Species of gastropod

Agathistoma viridulum is a species of sea snail, a marine gastropod mollusk in the family Tegulidae.

==Description==
The size of the shell varies between 13 mm and 30 mm. The solid, umbilicate shell has a conoidal shape. Its color is whitish-grayish or greenish, radiately striped above with crimson or rich brown, beneath spotted or radiately striped with the same color. The short spire is rather obtuse. The six whorls are convex, encircled by spiral lirae which are more or less beaded upon the upper surface, the interstices between them minutely spirally striated. On the penultimate whorl they number about six. Below the periphery the lirae are finer, closer, and nearly smooth. The body whorl is obtusely angulate or rounded at the periphery. The base of the shell is rather flattened, somewhat concave around the umbilicus, and generally eroded in front of the aperture. The aperture is oblique. The outer lip beveled to an acute edge, which is usually margined with green and is sulcated or crenulated, the furrows corresponding to the lirae of the outer surface. The pearly throat is also more or less sulcate.
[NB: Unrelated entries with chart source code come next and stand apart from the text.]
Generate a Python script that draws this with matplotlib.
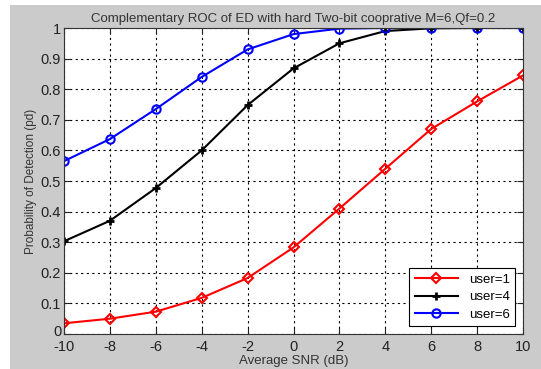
import matplotlib
matplotlib.use("Agg")
import matplotlib.pyplot as plt
from matplotlib.patches import Rectangle
import matplotlib.transforms as mtransforms

snr = [-10, -8, -6, -4, -2, 0, 2, 4, 6, 8, 10]
user1 = [0.035, 0.050, 0.073, 0.118, 0.183, 0.283, 0.410, 0.540, 0.670, 0.760, 0.845]
user4 = [0.303, 0.370, 0.477, 0.600, 0.748, 0.868, 0.950, 0.990, 0.999, 1.0, 1.0]
user6 = [0.565, 0.637, 0.735, 0.840, 0.930, 0.980, 0.998, 1.0, 1.0, 1.0, 1.0]
xticks = [-10, -8, -6, -4, -2, 0, 2, 4, 6, 8, 10]
yticks = [0, 0.1, 0.2, 0.3, 0.4, 0.5, 0.6, 0.7, 0.8, 0.9, 1]
ylabels = ['0', '0.1', '0.2', '0.3', '0.4', '0.5', '0.6', '0.7', '0.8', '0.9', '1']

plt.rcParams['font.family'] = ['Liberation Sans', 'DejaVu Sans']
plt.rcParams['axes.unicode_minus'] = False
W, H = 541, 369
fig = plt.figure(figsize=(W/100, H/100), dpi=100, facecolor='white')
fig.patches.append(Rectangle((10/W, 0), 1 - 10/W, 1 - 5/H, transform=fig.transFigure,
                             facecolor='#cbcbcb', edgecolor='none', zorder=-10))
ax = fig.add_axes([64/W, 1 - 334/H, (523-64)/W, (334-28)/H])
ax.set_facecolor('white')

ax.plot(snr, user1, color='#ff0000', marker='D', mfc='none', mec='#ff0000', ms=5, mew=1.5, lw=1.5, label='user=1')
ax.plot(snr, user4, color='black', marker='+', ms=6, mew=2, lw=1.5, label='user=4')
ax.plot(snr, user6, color='#0000ff', marker='o', mfc='none', mec='#0000ff', ms=6, mew=1.5, lw=1.5, label='user=6')

ax.set_xlim(-10, 10)
ax.set_ylim(0, 1)
ax.set_xticks(xticks)
ax.set_yticks(yticks)
ax.set_yticklabels(ylabels)
ax.grid(True, color='black', linestyle=(0, (2, 3)), linewidth=0.8)
ax.tick_params(direction='in', length=4, labelsize=10.5, colors='#222222', pad=2)
ax.tick_params(axis='x', pad=4)
ax.tick_params(top=True, right=True)
for s in ax.spines.values():
    s.set_color('#333333')
    s.set_linewidth(0.8)

fig.canvas.draw()
lab0 = ax.get_yticklabels()[0]
lab0.set_transform(lab0.get_transform() + mtransforms.ScaledTranslation(0, 3/100, fig.dpi_scale_trans))

ax.set_title('Complementary ROC of ED with hard Two-bit cooprative M=6,Qf=0.2', fontsize=9.5, color='#333333', pad=4)
ax.set_xlabel('Average SNR (dB)', fontsize=9.5, color='#333333', labelpad=1)
ax.set_ylabel('Probability of Detection (pd)', fontsize=8.5, color='#333333', labelpad=3)

leg = ax.legend(loc='lower right', fancybox=False, framealpha=1, edgecolor='black',
                fontsize=9.5, handlelength=3.3, borderaxespad=0.6, labelspacing=0.4)
leg.get_frame().set_linewidth(0.8)

fig.savefig('out.png', dpi=100, facecolor=fig.get_facecolor())
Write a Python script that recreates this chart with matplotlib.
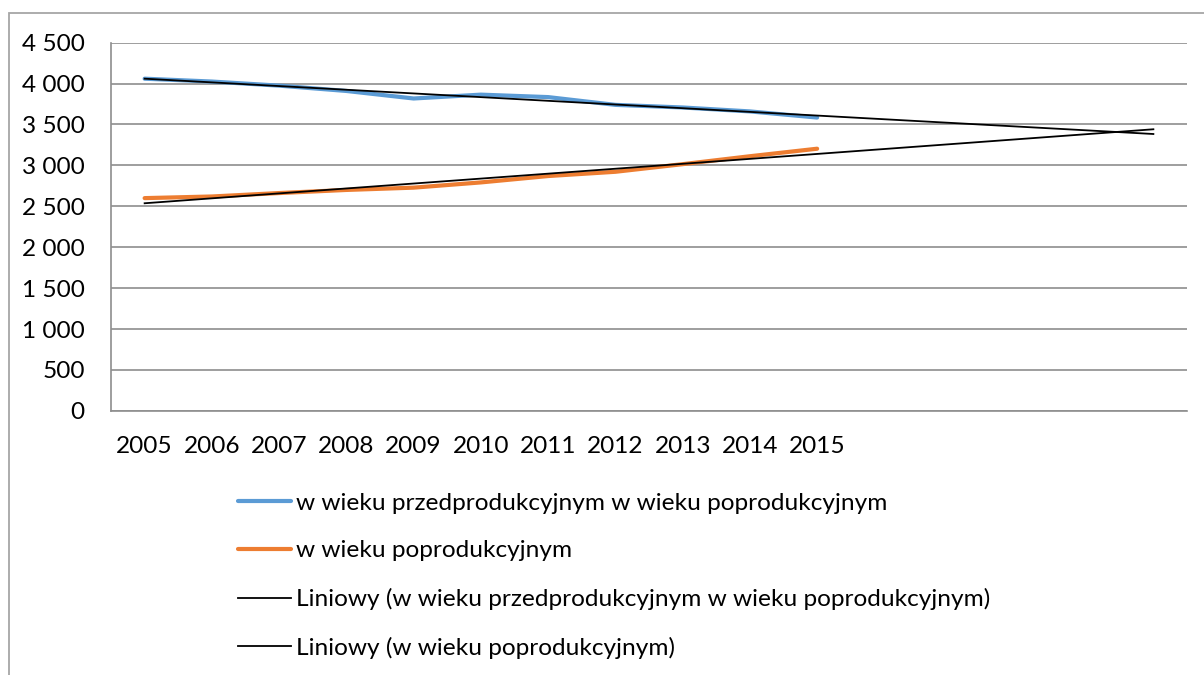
import numpy as np
import matplotlib
matplotlib.use("Agg")
import matplotlib.pyplot as plt
from matplotlib.patches import Rectangle

years = [2005, 2006, 2007, 2008, 2009, 2010, 2011, 2012, 2013, 2014, 2015]
przed = [4060, 4025, 3975, 3910, 3818, 3865, 3835, 3740, 3708, 3660, 3585]
popro = [2600, 2620, 2662, 2700, 2728, 2792, 2870, 2922, 3015, 3112, 3204]
forecast_periods = 5
yticks = [0, 500, 1000, 1500, 2000, 2500, 3000, 3500, 4000, 4500]
ytick_labels = ["0", "500", "1 000", "1 500", "2 000", "2 500", "3 000", "3 500", "4 000", "4 500"]
labels = ["w wieku przedprodukcyjnym w wieku poprodukcyjnym",
          "w wieku poprodukcyjnym",
          "Liniowy (w wieku przedprodukcyjnym w wieku poprodukcyjnym)",
          "Liniowy (w wieku poprodukcyjnym)"]

plt.rcParams['font.family'] = ['Lato', 'DejaVu Sans']
FS = 17.6
W, H = 1204, 675
fig = plt.figure(figsize=(W / 100, H / 100), dpi=100)
ax = fig.add_axes([111 / W, 1 - 410.8 / H, (1187 - 111) / W, (410.8 - 42.7) / H])

x = np.arange(len(years))
xt = np.arange(len(years) + forecast_periods)
blue = '#5B9BD5'
orange = '#ED7D31'

l1, = ax.plot(x, przed, color=blue, lw=3, solid_capstyle='round', zorder=3)
l2, = ax.plot(x, popro, color=orange, lw=3, solid_capstyle='round', zorder=3)
p1 = np.polyfit(x, przed, 1)
p2 = np.polyfit(x, popro, 1)
l3, = ax.plot(xt, np.polyval(p1, xt), color='black', lw=1.3, zorder=4)
l4, = ax.plot(xt, np.polyval(p2, xt), color='black', lw=1.3, zorder=4)

ax.set_xlim(-0.5, len(xt) - 0.5)
ax.set_ylim(0, 4500)
ax.set_yticks(yticks)
ax.set_yticklabels(ytick_labels)
ax.set_xticks(x)
ax.set_xticklabels([str(y) for y in years])
ax.grid(axis='y', color='#8e8e8e', lw=1.2)
ax.set_axisbelow(True)
for s in ['top', 'right']:
    ax.spines[s].set_visible(False)
for s in ['left', 'bottom']:
    ax.spines[s].set_color('#8e8e8e')
    ax.spines[s].set_linewidth(1.2)
ax.tick_params(axis='y', length=0, pad=19, labelsize=FS, colors='black')
ax.tick_params(axis='x', length=0, pad=18, labelsize=FS, colors='black')

leg = fig.legend([l1, l2, l3, l4], labels, loc='upper left',
                 bbox_to_anchor=(238 / W, 1 - 492.5 / H), frameon=False,
                 fontsize=FS, handlelength=2.17, handletextpad=0.2,
                 labelspacing=1.09, borderpad=0, borderaxespad=0)

fig.add_artist(Rectangle((9 / W, -0.1), 1.2, 1 - 12.7 / H + 0.1,
                         transform=fig.transFigure, fill=False,
                         edgecolor='#a6a6a6', lw=1.3))

fig.savefig("out.png", dpi=100)
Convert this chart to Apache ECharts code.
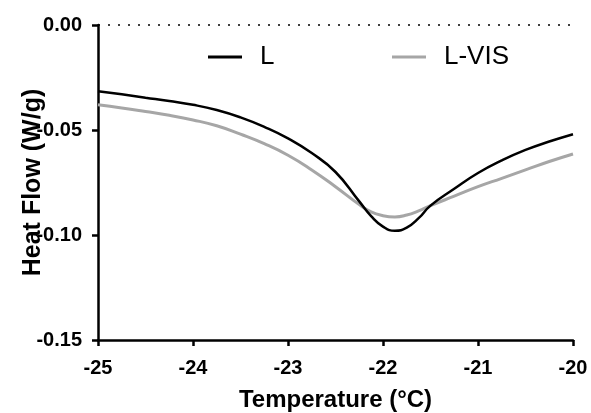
<!DOCTYPE html>
<html lang="en" style="height: 100%">
<head>
<meta charset="utf-8">
<title>Heat Flow vs Temperature</title>
</head>
<body style="height: 100%; margin: 0; background: #fff">
<div id="container" style="width: 591px; height: 413px"></div>

<script type="text/javascript" src="https://cdn.jsdelivr.net/npm/echarts@6/dist/echarts.min.js"></script>

<script type="text/javascript">
var temps = [-25, -24.75, -24.5, -24.25, -24, -23.75, -23.5, -23.25, -23, -22.75, -22.5, -22.25,
             -22.125, -22, -21.875, -21.75, -21.625, -21.5, -21.25, -21, -20.75, -20.5, -20.25, -20];
var flowL = [-0.0315, -0.0330, -0.0346, -0.0362, -0.0380, -0.0405, -0.0440, -0.0485, -0.0540, -0.0610, -0.0700, -0.0840,
             -0.0910, -0.0960, -0.0980, -0.0965, -0.0920, -0.0860, -0.0780, -0.0705, -0.0645, -0.0595, -0.0555, -0.0520];
var flowLVIS = [-0.0380, -0.0395, -0.0412, -0.0430, -0.0452, -0.0480, -0.0520, -0.0565, -0.0620, -0.0690, -0.0770, -0.0855,
                -0.0890, -0.0908, -0.0914, -0.0905, -0.0885, -0.0860, -0.0815, -0.0770, -0.0730, -0.0690, -0.0650, -0.0614];

function pairs(xs, ys) {
    return xs.map(function (x, i) { return [x, ys[i]]; });
}

var dom = document.getElementById('container');
var myChart = echarts.init(dom);
var font = 'Liberation Sans, Arial, sans-serif';

function legendFor(name, left) {
    return {
        data: [name], left: left, top: 39, icon: 'rect', itemWidth: 34, itemHeight: 3,
        textStyle: { fontFamily: font, fontSize: 26, color: '#000', padding: [0, 0, 0, 13] }
    };
}

var option = {
    animation: false,
    grid: { left: 98, right: 18, top: 25, bottom: 73, outerBoundsMode: 'none', containLabel: false },
    legend: [legendFor('L', 203), legendFor('L-VIS', 387)],
    xAxis: {
        type: 'value', min: -25, max: -20, interval: 1,
        name: 'Temperature (°C)', nameLocation: 'middle', nameGap: 48, nameMoveOverlap: false,
        nameTextStyle: { fontFamily: font, fontSize: 24, fontWeight: 'bold', color: '#000' },
        axisLine: { onZero: false, lineStyle: { color: '#000', width: 2.5 } },
        axisTick: { length: 6, lineStyle: { color: '#000', width: 2.5 } },
        axisLabel: { fontFamily: font, fontSize: 20, fontWeight: 'bold', color: '#000', margin: 18 },
        splitLine: { show: false }
    },
    yAxis: {
        type: 'value', min: -0.15, max: 0, interval: 0.05,
        name: 'Heat Flow (W/g)', nameLocation: 'middle', nameGap: 52, nameMoveOverlap: false,
        nameTextStyle: { fontFamily: font, fontSize: 25, fontWeight: 'bold', color: '#000' },
        axisLine: { onZero: false, lineStyle: { color: '#000', width: 2.5 } },
        axisTick: { length: 6, lineStyle: { color: '#000', width: 2.5 } },
        axisLabel: {
            fontFamily: font, fontSize: 20, fontWeight: 'bold', color: '#000', margin: 16,
            formatter: function (v) { return v.toFixed(2); }
        },
        splitLine: { show: false }
    },
    series: [
        {
            name: 'L', type: 'line', smooth: true, symbol: 'none',
            lineStyle: { color: '#000', width: 2.5 }, itemStyle: { color: '#000' },
            data: pairs(temps, flowL),
            markLine: {
                silent: true, symbol: 'none', label: { show: false },
                lineStyle: { color: '#000', type: [2, 8], width: 1.5 },
                data: [{ yAxis: 0 }]
            },
            z: 3
        },
        {
            name: 'L-VIS', type: 'line', smooth: true, symbol: 'none',
            lineStyle: { color: '#a6a6a6', width: 3 }, itemStyle: { color: '#a6a6a6' },
            data: pairs(temps, flowLVIS),
            z: 2
        }
    ]
};

myChart.setOption(option);
window.addEventListener('resize', myChart.resize);
</script>
</body>
</html>
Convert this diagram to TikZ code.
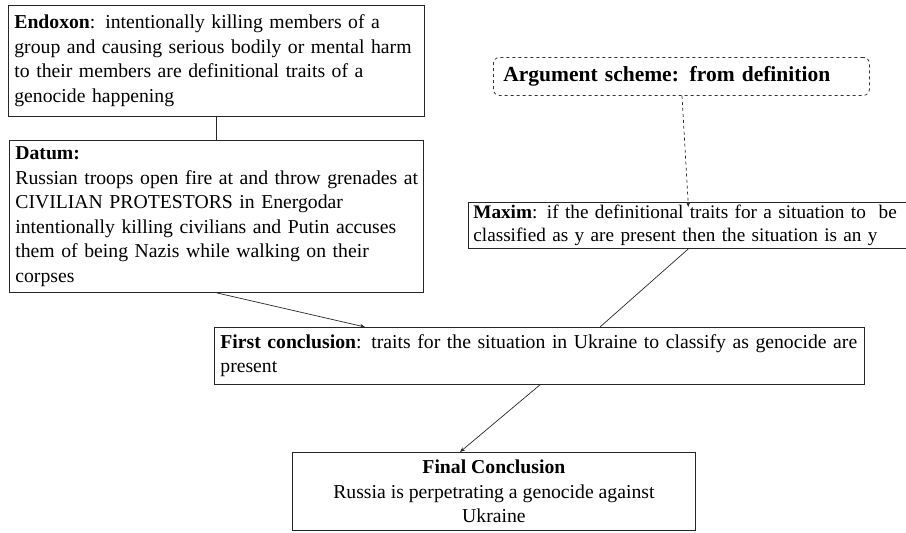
\documentclass[tikz,border=0pt]{standalone}
\usepackage{fontspec}
\setmainfont{Liberation Serif}
\usetikzlibrary{arrows.meta}
\newcommand\keepline[1]{\mbox{#1}}
\begin{document}
\begin{tikzpicture}[x=1pt,y=-1pt,
  box/.style={draw=black!85, line width=0.8pt, anchor=north west, inner xsep=6pt, inner ysep=2pt,
    align=left, font=\fontsize{19.7}{24.5}\selectfont},
  conn/.style={draw=black!85, line width=0.7pt},
  arr/.style={conn, -{Stealth[length=5pt,width=4pt]}}]
\useasboundingbox (0,0) rectangle (906,533);
\node[box, minimum width=416pt, minimum height=111pt, text width=404pt] (endoxon) at (8,5)
  {\keepline{\textbf{Endoxon}: intentionally killing members of a}\\\keepline{group and causing serious bodily or mental harm}\\\keepline{to their members are definitional traits of a}\\\keepline{genocide happening}};
\node[box, minimum width=414pt, minimum height=152pt, text width=402pt] (datum) at (9,140)
  {\keepline{\textbf{Datum:}}\\\keepline{Russian troops open fire at and throw grenades at}\\\keepline{CIVILIAN PROTESTORS in Energodar}\\\keepline{intentionally killing civilians and Putin accuses}\\\keepline{them of being Nazis while walking on their}\\\keepline{corpses}};
\node[box, draw=black!80, dashed, rounded corners=6pt, minimum width=376pt, minimum height=38pt, text width=356pt, inner xsep=10pt, font=\fontsize{21.5}{26}\selectfont\bfseries] (scheme) at (493,57)
  {\keepline{Argument scheme: from definition}};
\node[box, minimum width=440pt, minimum height=46pt, text width=430pt, inner xsep=5pt, inner ysep=0pt, font=\fontsize{19.2}{23}\selectfont] (maxim) at (468,202)
  {\keepline{\textbf{Maxim}: if the definitional traits for a situation to\ \ be}\\\keepline{classified as y are present then the situation is an y}};
\node[box, minimum width=650pt, minimum height=57pt, text width=638pt] (first) at (214,327)
  {\keepline{\textbf{First conclusion}: traits for the situation in Ukraine to classify as genocide are}\\\keepline{present}};
\node[box, minimum width=403pt, minimum height=78pt, align=center] (final) at (292,452)
  {\textbf{Final Conclusion}\\Russia is perpetrating a genocide against\\Ukraine};
\draw[conn] (endoxon.south) -- (datum.north);
\draw[arr] (datum.south) -- ([xshift=151pt]first.north west);
\draw[arr, dashed] ([xshift=189pt]scheme.south west) -- ([yshift=-5pt]maxim.north);
\draw[conn] (maxim.south) -- ([xshift=386pt]first.north west);
\draw[arr] ([xshift=326pt]first.south west) -- ([xshift=168pt]final.north west);
\end{tikzpicture}
\end{document}
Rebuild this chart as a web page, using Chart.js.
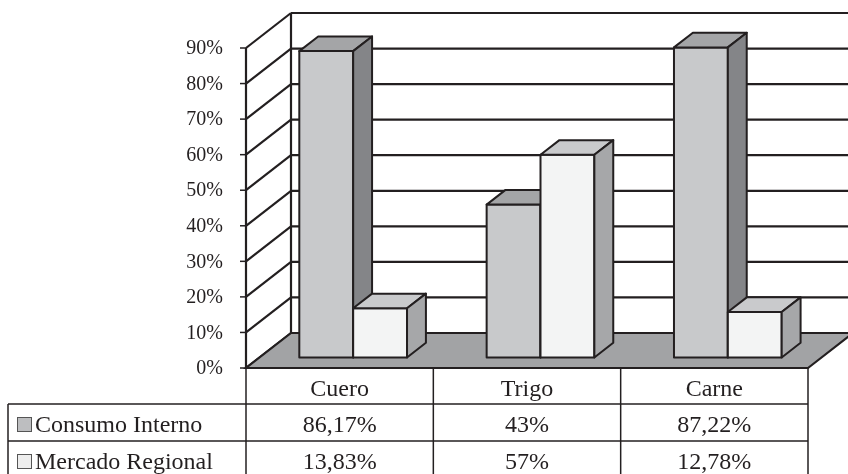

The arcuate columella is expanded above in a bright green callus which partly surrounds the umbilicus, at its base green, bearing a tubercular tooth, followed by several smaller ones. The basal margin is smooth or denticulate within. The umbilicus is wide and deep, white or greenish within.

==Distribution==
This species occurs in the Caribbean Sea off Colombia, Costa Rica, Panama and Venezuela; in the Atlantic of Brazil.